Thank you for the insights into the Kinnot, making them easier to understand.
In the afternoon, I was listening to a shiur on Eichah on Torahanytime.  As an aside, the speaker mentioned that the 1st perek of Eichah is the source for the order of the alef bet as we know it.  Other chapters also follow the alef bet chronology but with ayin en peh interchanged.
He quoted Rabbi Shimon Schwab as his source.
Although he did not elaborate on this, surely Sefer Tehillim predates Megillat Eichah by centuries.  Several psalms are written in the alef bet order (e.g.
psalm 119).
Can you please clarify?
Thank you & best wishes.
PhilippeHi Philippe
***
TY for your sophisticated Q.
I have also heard that the question of the sequence of samekh and 'ayin is subject to dispute. It seems that there are indications that in Paleo-Hebrew the order is reversed from what we know. It is alleged that chapters 2, 3 and 4 of Eichah (chapter 5 is not alphabetical) reflect the original order. Of course, as you say, ch 1 conforms to the order with which we are family.

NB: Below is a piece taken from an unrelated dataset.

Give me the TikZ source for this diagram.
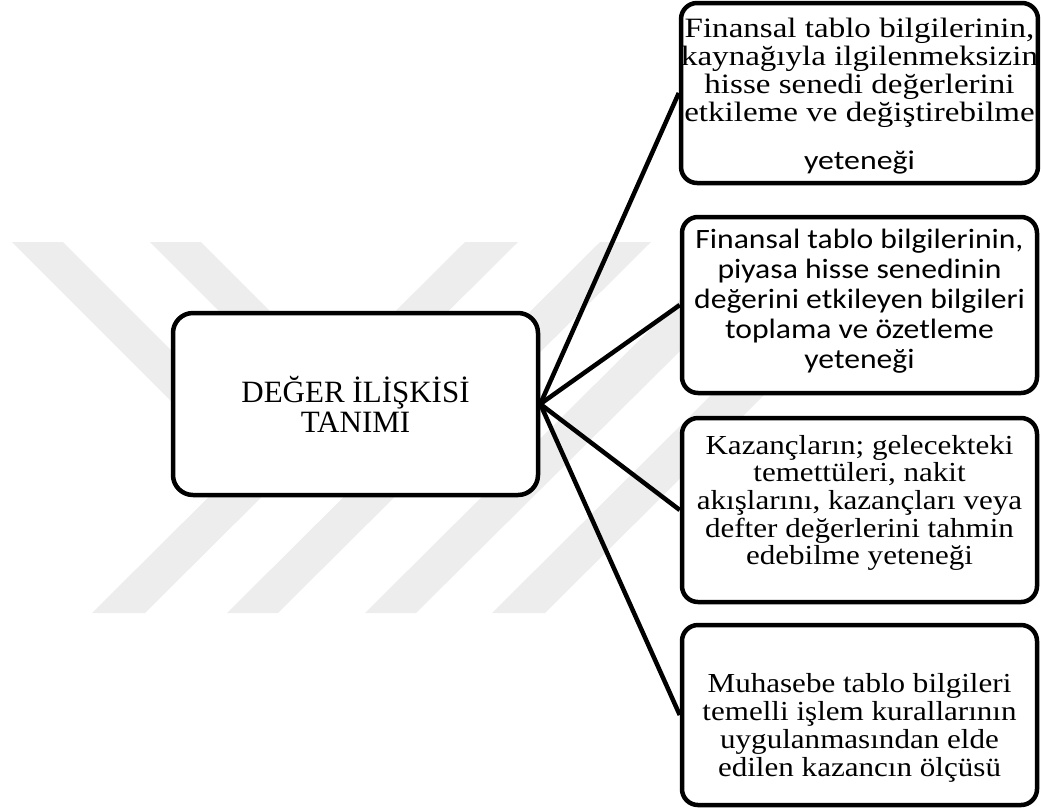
\documentclass[tikz,border=0pt]{standalone}
\usepackage{fontspec}
\usepackage{graphicx}
\setmainfont{Liberation Serif}
\newfontfamily\calibrifont{Carlito}
\definecolor{wmgray}{RGB}{237,237,237}
% widened multi-line text block: #1 horizontal stretch, #2 vertical shift, #3 lines
\newcommand{\stretchtext}[3]{\raisebox{#2}[\height][\depth]{\scalebox{#1}[1]{\begin{tabular}{@{}c@{}}#3\end{tabular}}}}
\begin{document}
\begin{tikzpicture}[x=1pt,y=-1pt,
  leftbox/.style={draw=black, line width=4.5pt, rounded corners=20pt, fill=white,
    minimum width=365pt, minimum height=182pt, inner sep=0pt, align=center},
  rightbox/.style={draw=black, line width=4.5pt, rounded corners=16pt, fill=white,
    minimum width=355pt, inner sep=0pt},
  link/.style={draw=black, line width=4.5pt},
  band/.style={fill=wmgray, draw=none}]
\useasboundingbox (0,0) rectangle (1041,807);

% background mark: slanted light bands
\begin{scope}
  \clip (0,242) rectangle (1041,613);
  \fill[band] (12,242) -- (63,242) -- (291,470) -- (240,470) -- cycle;
  \fill[band] (150,242) -- (201,242) -- (421,462) -- (370,462) -- cycle;
  \fill[band] (465,242) -- (518,242) -- (145,613) -- (92,613) -- cycle;
  \fill[band] (600,242) -- (651,242) -- (278,613) -- (227,613) -- cycle;
  \fill[band] (738,242) -- (790,242) -- (416,613) -- (365,613) -- cycle;
  \fill[band] (865,242) -- (918,242) -- (545,613) -- (492,613) -- cycle;
\end{scope}

% central concept
\node[leftbox, font=\fontsize{31}{30}\selectfont] (def) at (355.5,404) {DEĞER İLİŞKİSİ\\TANIMI};

% definitions
\node[rightbox, minimum height=180pt, font=\fontsize{28}{28}\selectfont] (r1) at (859.5,93)
  {\stretchtext{1.18}{-5pt}{Finansal tablo bilgilerinin,\\ kaynağıyla ilgilenmeksizin\\ hisse senedi değerlerini\\ etkileme ve değiştirebilme\\[20pt] {\calibrifont\fontsize{27}{28}\selectfont yeteneği}}};
\node[rightbox, minimum height=176pt, font=\calibrifont\fontsize{28}{30}\selectfont] (r2) at (859.5,305)
  {\stretchtext{1.13}{3pt}{Finansal tablo bilgilerinin,\\ piyasa hisse senedinin\\ değerini etkileyen bilgileri\\ toplama ve özetleme\\ yeteneği}};
\node[rightbox, minimum height=184pt, font=\fontsize{27.5}{27.5}\selectfont] (r3) at (859.5,510)
  {\stretchtext{1.13}{6pt}{Kazançların; gelecekteki\\ temettüleri, nakit\\ akışlarını, kazançları veya\\ defter değerlerini tahmin\\ edebilme yeteneği}};
\node[rightbox, minimum height=180pt, font=\fontsize{27.5}{28}\selectfont] (r4) at (859.5,715)
  {\stretchtext{1.13}{-14pt}{Muhasebe tablo bilgileri\\ temelli işlem kurallarının\\ uygulanmasından elde\\ edilen kazancın ölçüsü}};

% connectors
\draw[link] (def.east) -- (r1.west);
\draw[link] (def.east) -- (r2.west);
\draw[link] (def.east) -- (r3.west);
\draw[link] (def.east) -- (r4.west);
\end{tikzpicture}
\end{document}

You are right that Tehillim predates Eichah, however a critic can claim that the order was redacted to bring it in line with the accepted/preferred sequence. This is particularly true for ch. 119, where each of the 8 vv per letter are their own group, and each set of 8 vv. can easily be repositioned. The question is in Ps. 34 or 145, if the internal logic of the passage sheds light on the correct sequence. In Ps. 34, some claim that the v. starting with the letter peh makes more sense to follow the verse starting with samekh (due to the common appearance of the word ra'). I am not convinced that this argument is compelling.
I will stick with the mesorah, that 'ayin belongs before peh. Best to look before speaking.